Barrels dumped in lake get new assessmentThe Department of Defense is funding its most expensive munitions dump clean-up on American Indian territory — along the North Shore of Lake Superior, an area ceded by northern Wisconsin tribes to the U.S. government in the 19th century.
By: Mike Simonson, Wisconsin Public Radio
The Department of Defense is funding its most expensive munitions dump cleanup on American Indian territory — along the North Shore of Lake Superior, an area ceded by northern Wisconsin tribes to the U.S. government in the 19th century.
Almost 1,500 barrels with secret ammunition parts were dumped in Lake Superior near Duluth between 1959 and 1962. Now, a recovery team that deals with dangerous materials will remove 70 of those drums this summer. Officials from the Red Cliff Band of Lake Superior Chippewa announced the project last week.
With $3.3 million from a Department of Defense program called the Native American Lands Environmental Mitigation Program, the Red Cliff Band has hired Environmental Management Resources Inc. of Duluth, which is subcontracting with Veolia Environmental Services of Neenah, Wis., to recover the barrels.
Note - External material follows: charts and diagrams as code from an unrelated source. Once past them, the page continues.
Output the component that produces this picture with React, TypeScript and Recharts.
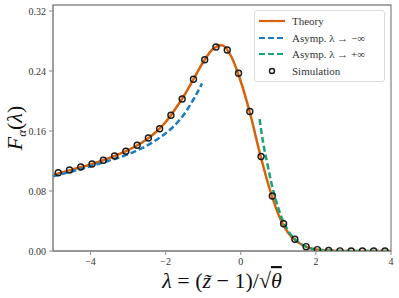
import React from "react"
import {
  ComposedChart,
  Line,
  Scatter,
  XAxis,
  YAxis,
  ReferenceArea,
} from "recharts"

// theory curve
const theoryLambda = [
  -5, -4.5, -4, -3.5, -3, -2.75, -2.5, -2.25, -2, -1.75, -1.5, -1.25, -1, -0.75,
  -0.5, -0.25, 0, 0.25, 0.5, 0.75, 1, 1.25, 1.5, 1.75, 2, 2.5, 3, 4,
]
const theoryF = [
  0.1015, 0.1085, 0.1153, 0.124, 0.1345, 0.141, 0.149, 0.159, 0.172, 0.189,
  0.208, 0.23, 0.252, 0.269, 0.2745, 0.259, 0.226, 0.183, 0.132, 0.086, 0.049,
  0.025, 0.0125, 0.0055, 0.002, 0.0003, 0, 0,
]

// asymptote lambda -> -inf
const negLambda = [-5, -4.5, -4, -3.5, -3, -2.5, -2.25, -2, -1.75, -1.5, -1.25, -1.03]
const negF = [0.0995, 0.106, 0.113, 0.1205, 0.129, 0.1405, 0.148, 0.157, 0.168, 0.183, 0.203, 0.2236]

// asymptote lambda -> +inf
const posLambda = [0.5, 0.6, 0.7, 0.8, 0.9, 1, 1.1, 1.25, 1.5, 1.75, 2, 2.5, 3, 4]
const posF = [0.176, 0.143, 0.118, 0.094, 0.074, 0.057, 0.043, 0.028, 0.013, 0.0055, 0.002, 0.0003, 0, 0]

// simulation points
const simLambda = [
  -4.86, -4.56, -4.26, -3.96, -3.66, -3.36, -3.06, -2.76, -2.46, -2.16, -1.86,
  -1.56, -1.26, -0.96, -0.66, -0.36, -0.06, 0.24, 0.54, 0.84, 1.14, 1.44, 1.74,
  2.04, 2.34, 2.64, 2.94, 3.24, 3.54, 3.84,
]
const simF = [
  0.1044, 0.108, 0.112, 0.116, 0.121, 0.1267, 0.133, 0.141, 0.1507, 0.163,
  0.181, 0.2027, 0.229, 0.255, 0.272, 0.268, 0.237, 0.186, 0.126, 0.0733,
  0.0364, 0.0156, 0.0058, 0.0018, 0.0006, 0.0002, 0.0001, 0, 0, 0,
]

const xTicks = [-4, -2, 0, 2, 4]
const yTicks = [0, 0.08, 0.16, 0.24, 0.32]

const ORANGE = "#d8620b"
const BLUE = "#1b7cc0"
const GREEN = "#16a37a"
const SPINE = "#8a8a8a"
const SERIF = "'Liberation Serif', 'DejaVu Serif', serif"

const zip = (xs: number[], ys: number[]) => xs.map((x, i) => ({ x, y: ys[i] }))

const theoryData = zip(theoryLambda, theoryF)
const negData = zip(negLambda, negF)
const posData = zip(posLambda, posF)
const simData = zip(simLambda, simF)

function SimDot(props: any) {
  const { cx, cy } = props
  if (cx == null || cy == null) return null
  return <circle cx={cx} cy={cy} r={3} fill="none" stroke="#1a1a1a" strokeWidth={1.4} />
}

function LegendBox() {
  const rows = [
    { kind: "solid", color: ORANGE, label: "Theory" },
    { kind: "dash", color: BLUE, label: "Asymp. λ → −∞" },
    { kind: "dash", color: GREEN, label: "Asymp. λ → +∞" },
    { kind: "dot", color: "#1a1a1a", label: "Simulation" },
  ]
  return (
    <div
      style={{
        position: "absolute",
        left: 254,
        top: 10,
        width: 131,
        border: "1px solid #dcdcdc",
        borderRadius: 3,
        background: "rgba(255,255,255,0.85)",
        padding: "2px 0",
        fontFamily: SERIF,
        fontSize: 11,
        color: "#333",
        boxSizing: "border-box",
      }}
    >
      {rows.map((r) => (
        <div key={r.label} style={{ display: "flex", alignItems: "center", height: 16.5 }}>
          <svg width={34} height={10} style={{ marginLeft: 3 }}>
            {r.kind === "dot" ? (
              <circle cx={14} cy={5} r={2.5} fill="none" stroke={r.color} strokeWidth={1.4} />
            ) : (
              <line
                x1={1}
                x2={27}
                y1={5}
                y2={5}
                stroke={r.color}
                strokeWidth={2.2}
                strokeDasharray={r.kind === "dash" ? "6 3" : undefined}
              />
            )}
          </svg>
          <span>{r.label}</span>
        </div>
      ))}
    </div>
  )
}

function XLabel(props: any) {
  const vb = props.viewBox || {}
  const cx = vb.x + vb.width / 2
  return (
    <text x={cx} y={288} textAnchor="middle" fontFamily={SERIF} fontSize={22} fill="#111">
      <tspan fontStyle="italic">λ</tspan>
      <tspan> = (</tspan>
      <tspan fontStyle="italic">z̃</tspan>
      <tspan> − 1)/√</tspan>
      <tspan fontStyle="italic" textDecoration="overline">θ</tspan>
    </text>
  )
}

function YLabel(props: any) {
  const vb = props.viewBox || {}
  const cy = vb.y + vb.height / 2
  return (
    <text
      x={22}
      y={cy}
      transform={`rotate(-90, 22, ${cy})`}
      textAnchor="middle"
      fontFamily={SERIF}
      fontSize={22}
      fill="#111"
    >
      <tspan fontStyle="italic">F</tspan>
      <tspan fontStyle="italic" fontSize={13} dy={4}>α</tspan>
      <tspan dy={-4}>(</tspan>
      <tspan fontStyle="italic">λ</tspan>
      <tspan>)</tspan>
    </text>
  )
}

export default function App() {
  const tick = { fontSize: 10, fill: "#333", fontFamily: SERIF }
  return (
    <div style={{ position: "absolute", left: 0, top: 0, width: 399, height: 298, background: "#fff" }}>
      <ComposedChart width={399} height={298} margin={{ top: 5, right: 8, left: 0, bottom: 0 }}>
        <XAxis
          type="number"
          dataKey="x"
          domain={[-5, 4]}
          ticks={xTicks}
          allowDataOverflow
          tickFormatter={(v) => (v < 0 ? `−${Math.abs(v)}` : `${v}`)}
          tick={tick}
          tickSize={4}
          tickMargin={3}
          stroke={SPINE}
          height={47}
          label={<XLabel />}
        />
        <YAxis
          type="number"
          dataKey="y"
          domain={[0, 0.328]}
          ticks={yTicks}
          allowDataOverflow
          tickFormatter={(v) => v.toFixed(2)}
          tick={tick}
          tickSize={4}
          tickMargin={3}
          stroke={SPINE}
          width={53}
          label={<YLabel />}
        />
        <ReferenceArea x1={-5} x2={4} y1={0} y2={0.328} fill="none" stroke={SPINE} strokeWidth={1.3} />
        <Line
          data={theoryData}
          dataKey="y"
          type="monotone"
          stroke={ORANGE}
          strokeWidth={2.5}
          dot={false}
          isAnimationActive={false}
        />
        <Line
          data={negData}
          dataKey="y"
          type="monotone"
          stroke={BLUE}
          strokeWidth={2.5}
          strokeDasharray="6 3"
          dot={false}
          isAnimationActive={false}
        />
        <Line
          data={posData}
          dataKey="y"
          type="monotone"
          stroke={GREEN}
          strokeWidth={2.5}
          strokeDasharray="6 3"
          dot={false}
          isAnimationActive={false}
        />
        <Scatter data={simData} dataKey="y" shape={<SimDot />} isAnimationActive={false} />
      </ComposedChart>
      <LegendBox />
    </div>
  )
}
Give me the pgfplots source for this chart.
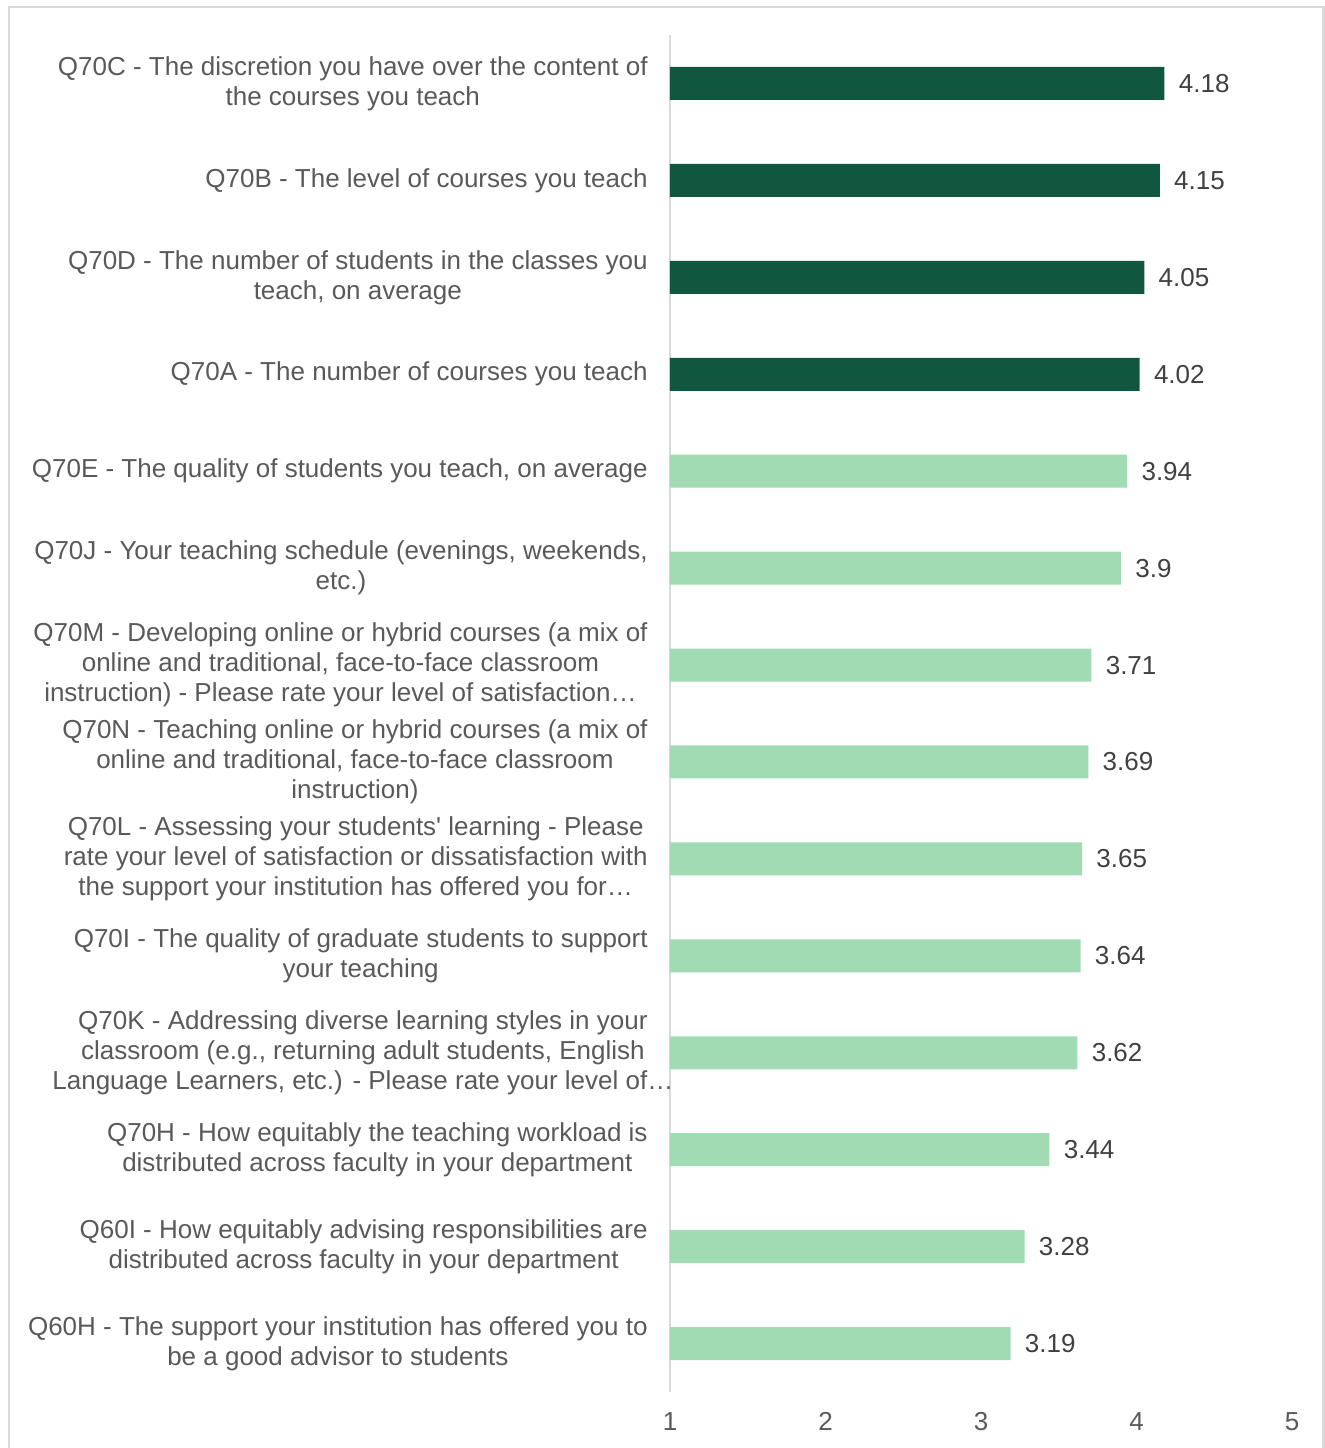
\documentclass[border=0pt]{standalone}
\usepackage{fontspec}
\setmainfont{Liberation Sans}
\usepackage{pgfplots}
\pgfplotsset{compat=1.18}
\definecolor{dk}{HTML}{115740}
\definecolor{lt}{HTML}{A1DBB3}
\definecolor{lbl}{HTML}{595959}
\definecolor{val}{HTML}{404040}
\definecolor{frm}{HTML}{D9D9D9}
\begin{document}
\begin{tikzpicture}
\begin{axis}[
  at={(335pt,28pt)}, anchor=south west,
  scale only axis, width=311pt, height=678.5pt,
  xmin=1, xmax=5, ymin=-0.5, ymax=13.5, y dir=reverse,
  xbar, bar width=16.5pt, bar shift=0pt,
  axis y line*=left, axis x line*=bottom,
  x axis line style={draw=none},
  y axis line style={-, draw=frm, line width=1pt},
  major tick length=0pt,
  xtick={1,2,3,4,5},
  ytick={0,...,13},
  /pgf/number format/assume math mode=true,
  xticklabel style={font=\fontsize{13}{15}\selectfont, color=lbl, inner sep=0pt, anchor=north, yshift=-10pt},
  yticklabel style={font=\fontsize{13}{15}\selectfont, color=lbl, inner sep=0pt, align=center, anchor=east, xshift=-11pt},
  yticklabels={
    {Q70C - The discretion you have over the content of\\the courses you teach},
    {Q70B - The level of courses you teach},
    {Q70D - The number of students in the classes you\\teach, on average},
    {Q70A - The number of courses you teach},
    {Q70E - The quality of students you teach, on average},
    {Q70J - Your teaching schedule (evenings, weekends,\\etc.)},
    {Q70M - Developing online or hybrid courses (a mix of\\online and traditional, face-to-face classroom\\instruction) - Please rate your level of satisfaction…},
    {Q70N - Teaching online or hybrid courses (a mix of\\online and traditional, face-to-face classroom\\instruction)},
    {Q70L - Assessing your students\textquotesingle\ learning - Please\\rate your level of satisfaction or dissatisfaction with\\the support your institution has offered you for…},
    {Q70I - The quality of graduate students to support\\your teaching},
    {Q70K - Addressing diverse learning styles in your\\classroom (e.g., returning adult students, English\\\makebox[270pt][c]{Language Learners, etc.) - Please rate your level of…}},
    {Q70H - How equitably the teaching workload is\\distributed across faculty in your department},
    {Q60I - How equitably advising responsibilities are\\distributed across faculty in your department},
    {Q60H - The support your institution has offered you to\\be a good advisor to students}
  },
  nodes near coords,
  point meta=x,
  every node near coord/.append style={font=\fontsize{13}{15}\selectfont, color=val, inner sep=0pt, anchor=west, xshift=7pt},
]
\addplot[fill=dk, draw=none] coordinates {(4.18,0) (4.15,1) (4.05,2) (4.02,3)};
\addplot[fill=lt, draw=none] coordinates {(3.94,4) (3.9,5) (3.71,6) (3.69,7) (3.65,8) (3.64,9) (3.62,10) (3.44,11) (3.28,12) (3.19,13)};
\end{axis}
\draw[frm, line width=1.2pt] (4.5pt,-10pt) -- (4.5pt,720.5pt) -- (661.8pt,720.5pt) -- (661.8pt,-10pt);
\pgfresetboundingbox
\useasboundingbox (0,0) rectangle (662.5pt,724pt);
\end{tikzpicture}
\end{document}
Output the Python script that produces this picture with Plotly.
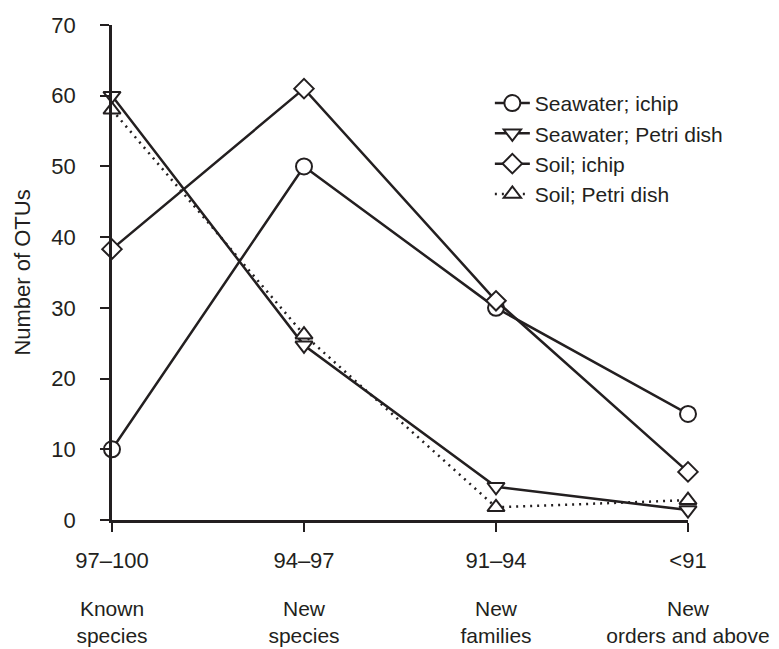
import plotly.graph_objects as go

x_pos = [0, 1, 2, 3]
range_labels = ["97–100", "94–97", "91–94", "<91"]
category_labels = ["Known<br>species", "New<br>species",
                   "New<br>families", "New<br>orders and above"]

seawater_ichip = [10, 50, 30, 15]
seawater_petri = [60, 24.7, 4.7, 1.4]
soil_ichip = [38.3, 61, 31, 6.8]
soil_petri = [58, 26.2, 1.8, 2.8]

INK = "#231f20"
FONT = dict(family="Liberation Sans, Arial, sans-serif", size=22, color=INK)
CAT_FONT = dict(family="Liberation Sans, Arial, sans-serif", size=21, color=INK)
LEGEND_FONT = dict(family="Liberation Sans, Arial, sans-serif", size=21, color=INK)

fig = go.Figure()

def add(name, y, symbol, size, dash="solid", xaxis="x"):
    fig.add_trace(go.Scatter(
        x=x_pos, y=y, name=name, mode="lines+markers",
        line=dict(color=INK, width=2.5, dash=dash),
        marker=dict(symbol=symbol, size=size, color="white",
                    line=dict(color=INK, width=2)),
        cliponaxis=False, xaxis=xaxis,
    ))

add("Seawater; ichip", seawater_ichip, "circle", 16)
add("Seawater; Petri dish", seawater_petri, "triangle-down", 15)
add("Soil; ichip", soil_ichip, "diamond", 15)
add("Soil; Petri dish", soil_petri, "triangle-up", 15, dash="2px,5px", xaxis="x2")

fig.update_layout(
    width=771, height=641,
    margin=dict(l=104, r=91, t=17, b=129),
    paper_bgcolor="white", plot_bgcolor="white",
    font=FONT,
    showlegend=True,
    legend=dict(x=0.656, y=0.883, xanchor="left", yanchor="top",
                traceorder="normal", font=LEGEND_FONT,
                bgcolor="rgba(0,0,0,0)", itemwidth=35),
    xaxis=dict(range=[0, 3], tickmode="array", tickvals=x_pos,
               ticktext=range_labels, showgrid=False, zeroline=False,
               showline=True, linecolor=INK, linewidth=2.5,
               ticks="outside", ticklen=9, tickwidth=2, tickcolor=INK,
               ticklabelstandoff=10, tickfont=FONT, automargin=False),
    xaxis2=dict(range=[0, 3], overlaying="x", anchor="y", side="bottom",
                tickmode="array", tickvals=x_pos, ticktext=category_labels,
                showgrid=False, zeroline=False, showline=False,
                ticks="", ticklabelstandoff=74, tickfont=CAT_FONT,
                automargin=False),
    yaxis=dict(range=[0, 70], tickmode="array",
               tickvals=[0, 10, 20, 30, 40, 50, 60, 70],
               showgrid=False, zeroline=False,
               showline=True, linecolor=INK, linewidth=2.5,
               ticks="outside", ticklen=9, tickwidth=2, tickcolor=INK,
               ticklabelstandoff=20, tickfont=FONT, automargin=False,
               title=dict(text="Number of OTUs", font=FONT, standoff=15)),
)

fig.write_html("out.html")
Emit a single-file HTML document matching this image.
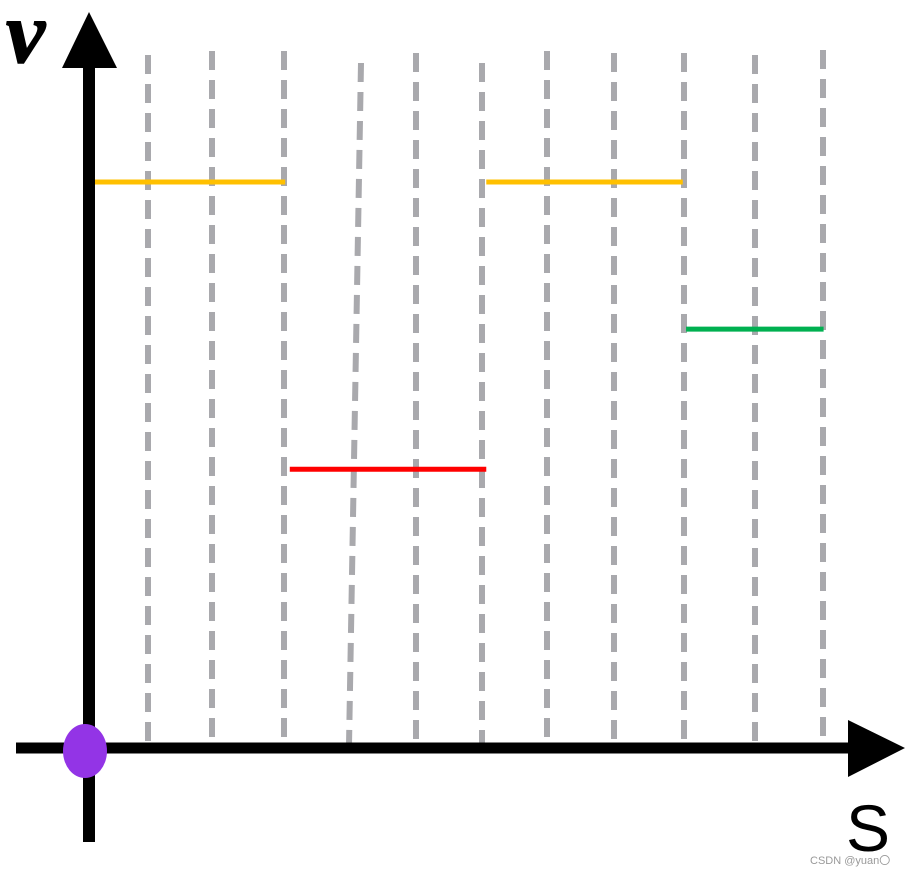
<!DOCTYPE html>
<html><head><meta charset="utf-8">
<style>
html,body{margin:0;padding:0;background:#fff;width:912px;height:876px;overflow:hidden}
svg{display:block}
</style></head>
<body>
<svg id="chart" width="912" height="876" viewBox="0 0 912 876">
  <g id="grid"></g>
  <g id="segs"></g>
  <line x1="89" y1="60" x2="89" y2="842" stroke="#000" stroke-width="12"/>
  <polygon points="62,68 117,68 89,12" fill="#000"/>
  <line x1="16" y1="748" x2="852" y2="748" stroke="#000" stroke-width="11"/>
  <polygon points="848,720 848,777 905,748" fill="#000"/>
  <ellipse cx="85" cy="751" rx="22" ry="27" fill="#9334e6"/>
  <text x="6" y="62" font-family="Liberation Serif, serif" font-style="italic" font-weight="bold" font-size="88" fill="#000" stroke="#000" stroke-width="1.5">v</text>
  <text x="846" y="851" font-family="Liberation Sans, sans-serif" font-size="66" fill="#000">S</text>
  <text x="810" y="864" font-family="Liberation Sans, sans-serif" font-size="11" fill="#999">CSDN @yuan〇</text>
</svg>
<script>
const segStart = [0, 3.05, 6.05, 9.1];
const segEnd = [2.98, 6.05, 9.05, 11.2];
const segV = [4, 1.97, 4, 2.96];
const segColor = ["#ffc000", "#ff0000", "#ffc000", "#00b050"];

function xS(s){ return 90 + s * 65.5; }
function yV(v){ return 748 - v * 141.5; }

const NS = "http://www.w3.org/2000/svg";
const guides = [[148,55,148],[212,51,212],[284,51,284],[361,63,349],[416,53,416],[482,63,482],[547,51,547],[614,53,614],[684,53,684],[755,55,755],[823,50,823]];
const g = document.getElementById("grid");
guides.forEach(function(d){
  const l = document.createElementNS(NS, "line");
  l.setAttribute("x1", d[0]); l.setAttribute("y1", d[1]);
  l.setAttribute("x2", d[2]); l.setAttribute("y2", 745);
  l.setAttribute("stroke", "#a9a9ad"); l.setAttribute("stroke-width", "6");
  l.setAttribute("stroke-dasharray", "19 10");
  
  
  g.appendChild(l);
});
const sg = document.getElementById("segs");
for (let i = 0; i < segV.length; i++) {
  const l = document.createElementNS(NS, "line");
  l.setAttribute("x1", xS(segStart[i])); l.setAttribute("x2", xS(segEnd[i]));
  l.setAttribute("y1", yV(segV[i])); l.setAttribute("y2", yV(segV[i]));
  l.setAttribute("stroke", segColor[i]); l.setAttribute("stroke-width", "5");
  
  
  sg.appendChild(l);
}
</script>
</body></html>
After removing the 55-gallon drums, samples will be sent to Spectrum Analytical of Tampa, Fla., which has no ties to the Department of Defense, EMR project manager Jennifer Thiemann said.
“We’re actually testing them for everything under the sun,” she said. “We’re testing them for radioactivity (and) a full slate of chemicals, volatiles, heavy metals. Through those analyses we’ll actually have some real data. To date, we haven’t seen real definitive data, and we’re going to have that at the end of this summer.”
Nine barrels were raised and tested by the U.S. Army Corps of Engineers and Minnesota Pollution Control Agency in 1990 and 1994, Thiemann said. From that, the MPCA concluded in a later report that the barrels represent no apparent health risk.
Thiemann said testing nine out of almost 1,500 barrels isn’t enough to draw any conclusions.
“The investigations that have been done to date are not scientifically adequate to determine there are no risks associated with the barrels,” she said. “So that’s our goal with the investigation this summer — to get us a sensible set of data to determine if there are any human health or ecological risks.”
EMR conducted side-sonar scans of dump sites along the Talmadge, Knife and Sucker Rivers in 2008, and found 591 “high-probability targets.” A probable target is considered one or more barrels. Testing 70 of those barrels is 11 percent of the total, making it a good scientific sampling, Thiemann said.
Red Cliff Tribal Chairwoman Rose Gurnoe-Soulier said $2.5 million of the $3.3 million will be used to raise the barrels. It’s the most expensive and technologically difficult project ever undertaken by this Defense Department program.
“It’s groundbreaking stuff,” Gurnoe-Soulier said. “But it took us, our staff time, our professional time, rather than DoD itself, moving forward to do it.”
She said the testing is a matter of duty and survival for one of the state’s poorest tribes.
“The lake is very important to us. The water is very important. And we’re very concerned about the federal government’s trust responsibility to make sure that they ensure that (we can exercise) our treaty rights. … We’re going to continue to be there until we find out what’s in those barrels.”
Veolia Environmental will use a camera-operated underwater robotic vehicle to lift the barrels from 100 to 400 feet of water.
Red Cliff officials won’t say when the barrels will be recovered this summer because they don’t want boaters in the area. Thiemann said federal safety regulations will require that nonessential people be kept a minimum of 621 feet from where they’ll be working. That zone will be enforced by the Coast Guard.
They expect it will take Veolia no more than 15 consecutive days to raise all 70 drums.
The plan is to raise 33 barrels from the Talmadge River dump site, 28 from the Sucker River and nine from the Lester River site.
The closest dump site is two miles from Duluth’s water intake.